Loose Women of Low Character
nytheatre.com review by Kimberly 'Sparkle' Stewart
June 11, 2011
Currently running as a part of the Planet Connections Theatre Festivity, Loose Women of Low Character is a series of vignettes and monologues that explore women’s relationships to each other and men through the prism of sexuality. The idea is intriguing but doesn’t quite come together.
A team of writers is credited as being behind the script. The result is a series of scenes and monologues that speak in distinctly different voices. Some are stylistically sketch comedy, others more poetic, and others fairly dramatic. Transitions are managed by a live singer and accompanist or the onstage bar staff. The bar staff discuss themselves or the women as they exit or enter. The show is buttoned by a poem performed by the ensemble celebrating aspects of the women in the play; the only cast member not represented is that of the Man.
Initially, I looked for connections that might carry us from one scene to the next, but did not find that kind of throughline. This made the flow of the production feel odd as certain transitions felt abrupt. Taken individually, the writing of several scenes stand out. These standouts include: a tale of lost luggage; teenaged sluts by number; and one young mother’s discovery of burlesque.
The actors take these various pieces and work with the material to create some beautiful moments.

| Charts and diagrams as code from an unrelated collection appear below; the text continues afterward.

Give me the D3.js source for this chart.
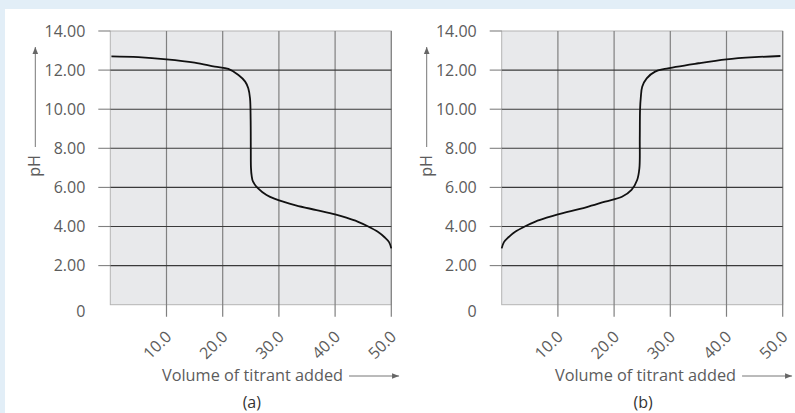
<!DOCTYPE html>
<html>
<head>
<meta charset="utf-8">
<script src="https://cdn.jsdelivr.net/npm/d3@7"></script>
<style>
  body { margin: 0; background: #fff; }
  svg { display: block; font-family: "Open Sans", "Noto Sans", sans-serif; }
</style>
</head>
<body>
<svg id="chart" width="795" height="413"></svg>
<script>
// pH values
const phTicks = [0, 2, 4, 6, 8, 10, 12, 14];
const volTicks = [10, 20, 30, 40, 50];

// (a) base titrated with acid
const volA = [0.2, 5, 10, 15, 18.6, 21.0, 22.8, 24.0, 24.55, 24.86, 24.97, 25.0, 25.03, 25.15, 25.4, 26.3, 27.8, 29.3, 33, 36.7, 40, 42, 44, 45.9, 47.6, 48.8, 49.6, 50];
const phA  = [12.70, 12.66, 12.55, 12.38, 12.18, 12.06, 11.75, 11.41, 11.07, 10.56, 9.5, 8.0, 7.0, 6.6, 6.29, 5.95, 5.61, 5.41, 5.08, 4.84, 4.62, 4.45, 4.25, 4.0, 3.73, 3.45, 3.2, 2.88];

// (b) acid titrated with base
const volB = [0, 0.4, 1.2, 2.4, 4.1, 6, 8, 10, 15, 18.4, 21.4, 23.1, 24.1, 24.5, 24.57, 24.62, 24.75, 25.0, 25.8, 27.3, 29, 35, 40, 45, 49.6];
const phB  = [2.88, 3.2, 3.45, 3.73, 4.0, 4.25, 4.45, 4.62, 4.98, 5.27, 5.52, 5.87, 6.38, 6.98, 8.5, 10.0, 10.6, 11.15, 11.58, 11.92, 12.06, 12.35, 12.55, 12.66, 12.72];

const panelLabels = ['(a)', '(b)'];

const svg = d3.select('#chart');

// light blue frame on top and left
svg.append('rect').attr('width', 795).attr('height', 413).attr('fill', '#e2eef7');
svg.append('rect').attr('x', 5).attr('y', 9).attr('width', 790).attr('height', 404).attr('fill', '#fff');

const defs = svg.append('defs');
defs.append('marker')
  .attr('id', 'arrow')
  .attr('viewBox', '0 0 10 10')
  .attr('refX', 10).attr('refY', 5)
  .attr('markerWidth', 7).attr('markerHeight', 7)
  .attr('markerUnits', 'userSpaceOnUse')
  .attr('orient', 'auto')
  .append('path')
  .attr('d', 'M0,1 L10,5 L0,9 Z')
  .attr('fill', '#666');

const TOP = 31, BOTTOM = 304.7;
const GRID_DARK = '#3a3a3a', GRID_LIGHT = '#808080', TEXT = '#5c5c5c';

function drawPanel(left, right, vols, phs, label, axisX) {
  let x = d3.scaleLinear().domain([0, 50]).range([left, right]);
  let y = d3.scaleLinear().domain([0, 14]).range([BOTTOM, TOP]);
  let g = svg.append('g');

  g.append('rect')
    .attr('x', x(0)).attr('y', y(14))
    .attr('width', x(50) - x(0)).attr('height', y(0) - y(14))
    .attr('fill', '#e8e9eb')
    .attr('stroke', '#b4b4b4').attr('stroke-width', 1);

  // vertical grid lines, extended below as ticks
  g.selectAll('.vgrid').data(volTicks).enter()
    .append('line')
    .attr('x1', d => x(d)).attr('x2', d => x(d))
    .attr('y1', y(14))
    .attr('y2', y(0) + 12)
    .attr('stroke', GRID_LIGHT).attr('stroke-width', 1.2);

  // horizontal grid lines (dark inside, gray tick outside)
  let inner = phTicks.filter(d => d > 0 && d < 14);
  g.selectAll('.hgrid').data(inner).enter()
    .append('line')
    .attr('x1', x(0)).attr('x2', x(50))
    .attr('y1', d => y(d)).attr('y2', d => y(d))
    .attr('stroke', GRID_DARK).attr('stroke-width', 1.1);
  g.selectAll('.htick').data(phTicks.filter(d => d > 0)).enter()
    .append('line')
    .attr('x1', x(0) - 12).attr('x2', x(0))
    .attr('y1', d => y(d)).attr('y2', d => y(d))
    .attr('stroke', GRID_LIGHT).attr('stroke-width', 1.1);

  // y tick labels
  g.selectAll('.ylab').data(phTicks).enter()
    .append('text')
    .attr('x', x(0) - 25)
    .attr('y', d => y(d) + (d === 0 ? 7 : 0))
    .attr('dy', '0.36em')
    .attr('text-anchor', 'end')
    .attr('font-size', 16)
    .attr('fill', TEXT)
    .text(d => d === 0 ? '0' : d3.format('.2f')(d));

  // x tick labels, rotated
  g.selectAll('.xlab').data(volTicks).enter()
    .append('text')
    .attr('transform', d => `translate(${x(d) + 6},${y(0) + 33}) rotate(-45)`)
    .attr('text-anchor', 'end')
    .attr('font-size', 16)
    .attr('fill', TEXT)
    .text(d => d3.format('.1f')(d));

  // titration curve
  let pts = d3.zip(vols, phs);
  g.append('path')
    .datum(pts)
    .attr('d', d3.line().x(d => x(d[0])).y(d => y(d[1])).curve(d3.curveCatmullRom.alpha(0.5)))
    .attr('fill', 'none')
    .attr('stroke', '#111')
    .attr('stroke-width', 1.8);

  // pH axis title with arrow
  let phx = left - 75;
  g.append('text')
    .attr('transform', `translate(${phx + 5},166) rotate(-90)`)
    .attr('text-anchor', 'middle')
    .attr('font-size', 16)
    .attr('fill', TEXT)
    .text('pH');
  g.append('line')
    .attr('x1', phx).attr('x2', phx)
    .attr('y1', 147).attr('y2', 47)
    .attr('stroke', '#777').attr('stroke-width', 1)
    .attr('marker-end', 'url(#arrow)');

  // volume axis title with arrow
  let title = g.append('text')
    .attr('x', axisX).attr('y', 381)
    .attr('font-size', 16.3)
    .attr('fill', TEXT)
    .text('Volume of titrant added');
  let tw = title.node().getComputedTextLength();
  g.append('line')
    .attr('x1', axisX + tw + 6).attr('x2', axisX + tw + 56)
    .attr('y1', 376).attr('y2', 376)
    .attr('stroke', '#777').attr('stroke-width', 1)
    .attr('marker-end', 'url(#arrow)');

  g.append('text')
    .attr('x', (x(0) + x(50)) / 2 + 1).attr('y', 408)
    .attr('text-anchor', 'middle')
    .attr('font-size', 16)
    .attr('fill', '#333')
    .text(label);
}

drawPanel(110.3, 391.3, volA, phA, panelLabels[0], 162);
drawPanel(501.7, 782.7, volB, phB, panelLabels[1], 555);
</script>
</body>
</html>
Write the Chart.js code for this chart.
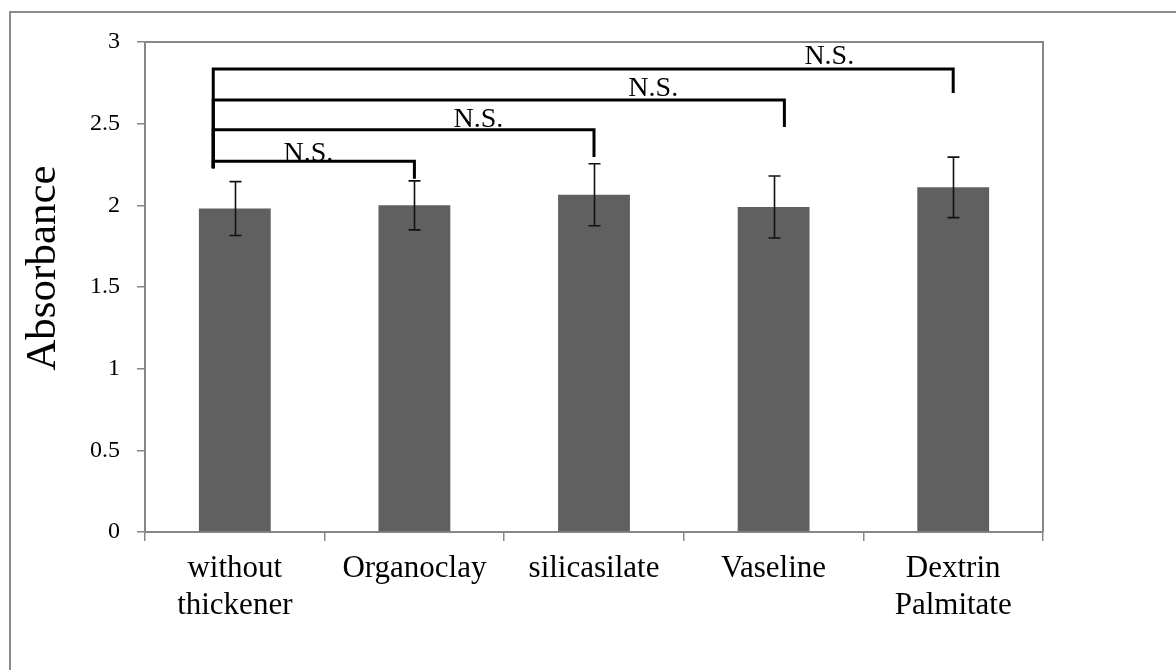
<!DOCTYPE html>
<html>
<head>
<meta charset="utf-8">
<script src="https://cdn.jsdelivr.net/npm/chart.js@4/dist/chart.umd.min.js"></script>
<style>
  html, body { margin: 0; padding: 0; background: #ffffff; }
  #wrap { width: 1176px; height: 670px; position: relative; }
</style>
</head>
<body>
<div id="wrap"><canvas id="chart" width="1176" height="670"></canvas></div>
<script>
// Thickener formulations and their absorbance (mean ± SD)
const categories = [["without", "thickener"], "Organoclay", "silicasilate", "Vaseline", ["Dextrin", "Palmitate"]];
const absorbance = [1.98, 2.00, 2.065, 1.99, 2.11];
const errors = [0.165, 0.15, 0.19, 0.19, 0.185];
const yTicks = [0, 0.5, 1, 1.5, 2, 2.5, 3];
const yTitle = 'Absorbance';

// Significance brackets: from / to (category index), bar level, leg ends (absorbance units)
const bracketFrom = [-0.12, -0.12, -0.12, -0.12];
const bracketTo = [1.0, 2.0, 3.06, 4.0];
const bracketLevel = [2.27, 2.462, 2.645, 2.835];
const bracketLeftEnd = [2.227, 2.227, 2.227, 2.227];
const bracketRightEnd = [2.162, 2.296, 2.48, 2.688];
const bracketText = ["N.S.", "N.S.", "N.S.", "N.S."];
const bracketTextX = [0.41, 1.356, 2.33, 3.31];
const bracketTextY = [2.27, 2.48, 2.67, 2.866];

const SERIF = "'Liberation Serif', 'Times New Roman', serif";
const AXIS_GREY = '#878787';

const framePlugin = {
  id: 'frame',
  beforeDraw(chart) {
    const ctx = chart.ctx;
    ctx.save();
    ctx.fillStyle = '#ffffff';
    ctx.fillRect(0, 0, chart.width, chart.height);
    ctx.strokeStyle = '#8c8c8c';
    ctx.lineWidth = 2;
    ctx.strokeRect(10, 12, chart.width + 20, chart.height + 20);
    ctx.restore();
  },
  afterDraw(chart) {
    const { left, right, top, bottom } = chart.chartArea;
    const ctx = chart.ctx;
    ctx.save();
    // top and right edges of the plot area
    ctx.strokeStyle = AXIS_GREY;
    ctx.lineWidth = 2;
    ctx.beginPath();
    ctx.moveTo(left, top);
    ctx.lineTo(right, top);
    ctx.lineTo(right, bottom);
    ctx.stroke();
    // vertical axis title, set a little above the axis middle
    ctx.fillStyle = '#000000';
    ctx.font = '43px ' + SERIF;
    ctx.textAlign = 'center';
    ctx.textBaseline = 'middle';
    ctx.translate(44, (top + bottom) / 2 - 19);
    ctx.rotate(-Math.PI / 2);
    ctx.fillText(yTitle, 0, 0);
    ctx.restore();
  }
};

const errorBarPlugin = {
  id: 'errorBars',
  afterDatasetsDraw(chart) {
    const x = chart.scales.x, y = chart.scales.y, ctx = chart.ctx;
    ctx.save();
    ctx.strokeStyle = '#111111';
    ctx.lineWidth = 1.6;
    absorbance.forEach((v, i) => {
      const px = Math.round(x.getPixelForValue(i)) + 0.5;
      const yt = y.getPixelForValue(v + errors[i]);
      const yb = y.getPixelForValue(v - errors[i]);
      ctx.beginPath();
      ctx.moveTo(px, yt); ctx.lineTo(px, yb);
      ctx.moveTo(px - 6, yt); ctx.lineTo(px + 6, yt);
      ctx.moveTo(px - 6, yb); ctx.lineTo(px + 6, yb);
      ctx.stroke();
    });
    ctx.restore();
  }
};

const bracketPlugin = {
  id: 'brackets',
  afterDraw(chart) {
    const x = chart.scales.x, y = chart.scales.y, ctx = chart.ctx;
    ctx.save();
    ctx.strokeStyle = '#000000';
    ctx.lineWidth = 3;
    ctx.lineJoin = 'miter';
    bracketLevel.forEach((lvl, i) => {
      const x0 = x.getPixelForValue(bracketFrom[i]);
      const x1 = x.getPixelForValue(bracketTo[i]);
      ctx.beginPath();
      ctx.moveTo(x0, y.getPixelForValue(bracketLeftEnd[i]));
      ctx.lineTo(x0, y.getPixelForValue(lvl));
      ctx.lineTo(x1, y.getPixelForValue(lvl));
      ctx.lineTo(x1, y.getPixelForValue(bracketRightEnd[i]));
      ctx.stroke();
    });
    ctx.fillStyle = '#000000';
    ctx.font = '28px ' + SERIF;
    ctx.textAlign = 'center';
    ctx.textBaseline = 'alphabetic';
    bracketText.forEach((t, i) => {
      ctx.fillText(t, x.getPixelForValue(bracketTextX[i]), y.getPixelForValue(bracketTextY[i]));
    });
    ctx.restore();
  }
};

new Chart(document.getElementById('chart'), {
  type: 'bar',
  data: {
    labels: categories,
    datasets: [{
      label: yTitle,
      data: absorbance,
      backgroundColor: '#606060',
      borderWidth: 0,
      categoryPercentage: 1.0,
      barPercentage: 0.4
    }]
  },
  options: {
    responsive: false,
    animation: false,
    devicePixelRatio: 1,
    layout: { padding: { left: 0, right: 133, top: 42, bottom: 0 } },
    plugins: {
      legend: { display: false },
      tooltip: { enabled: false }
    },
    scales: {
      x: {
        grid: {
          offset: true,
          drawOnChartArea: false,
          drawTicks: true,
          tickLength: 9,
          color: AXIS_GREY,
          lineWidth: 1.5
        },
        border: { color: AXIS_GREY, width: 2 },
        ticks: {
          color: '#000000',
          font: { family: SERIF, size: 31, lineHeight: 1.2 },
          padding: 9,
          maxRotation: 0,
          autoSkip: false
        },
        afterFit(scale) { scale.height = 138; }
      },
      y: {
        min: 0,
        max: 3,
        afterBuildTicks(scale) { scale.ticks = yTicks.map(v => ({ value: v })); },
        grid: {
          drawOnChartArea: false,
          drawTicks: true,
          tickLength: 8,
          color: AXIS_GREY,
          lineWidth: 1.5
        },
        border: { color: AXIS_GREY, width: 2 },
        ticks: {
          color: '#000000',
          font: { family: SERIF, size: 24 },
          padding: 17,
          callback: (value) => String(value)
        },
        afterFit(scale) { scale.width = 145; }
      }
    }
  },
  plugins: [framePlugin, errorBarPlugin, bracketPlugin]
});
</script>
</body>
</html>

I enjoyed Dana Sumner-Pritchard’s turn as a young mother discovering that she can be sexy and beautiful, even after a drastic change in appearance. Her acting has an ease and naturalness that draws you to root for her. Melissa Patterson and Tatiana Gomberg are charming and energetic as teens trying to convince us and themselves that the signs they wear aren’t a big deal. Another favorite was Cooper Shaw’s hilarious performance of a woman about to be found out. Deborah Carlson and Lisa Riegel are affecting as a mother and daughter struggling for control of the daughter’s life. Natasha Lee Martin’s fierce comedy attack is matched with a believability that made her a joy to watch.
Jasmine Vogue Pai’s design is rather literal and involved for the fluidity of this type of play. It serves the needs of the individual scenes, but not necessarily the play. The sheer volume of set pieces slow the transitions down. Many of the exchanges between bar staff felt that they were added simply to keep the play’s forward momentum. The fact that a few of these scenes appeared to be played on book really detracted from the overall effect.